The Kremlin is now contemplating who to appoint to lead this front. The candidacies of Unity leader Sergei Shoigu or Russia leader and Duma speaker Gennady Seleznev are not under consideration. But a great deal is being said about Novgorod Governor Mikhail Prusak. Given that Prusak is known as a good economic manager, but lacks any public political successes, this may seem to be an odd choice; it can only be explained by the influence of the Petersburg contingent. While they were still based in St. Petersburg, today’s presidential advisers liked to spend their weekends with Prusak in the Valdai region of Novgorod Oblast, and Putin himself was a regular guest; such things are not quickly forgotten. However, it cannot be ruled out that the leader of OVR in the Duma, Yevgeny Primakov, may be offered the job of heading up the popular front.

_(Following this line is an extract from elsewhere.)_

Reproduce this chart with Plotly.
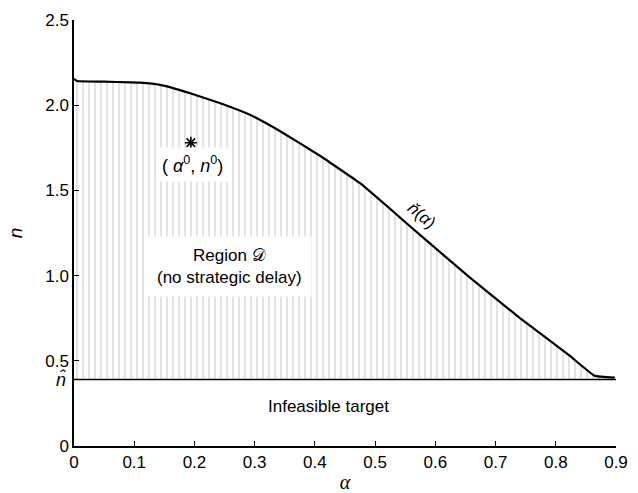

There are no plans to incorporate the fellow travelers of the Right into the popular front. However, the Kremlin has set itself the task of sorting things out on that flank too. Its ideal scenario would be to dissolve Yabloko into the Union of Right Forces (SPS) and put a reliable leader in charge of this single party of the Right. The prospect of Boris Nemtsov assuming this role does not suit the Kremlin at all: They want a solid ally in the job, not a rebel. However, they are having no success in enticing energy boss Anatoly Chubais or the president’s envoy in the Volga federal district Sergei Kirienko to get involved in the job of party-building. Chubais does not want to let go of the power switch, while Kirienko is only prepared to return to Moscow for a job in the government (not necessarily that of prime minister). Thus it may well be that by the fall, when there is something tangible to the “Putin majority” party, the president will thank Voloshin and co. for their troubles and give them something else to do–look for a new job. But for now their activities are not hampering Putin as he builds up his team.
Elena Dikun is a political columnist with Obshchaya Gazeta.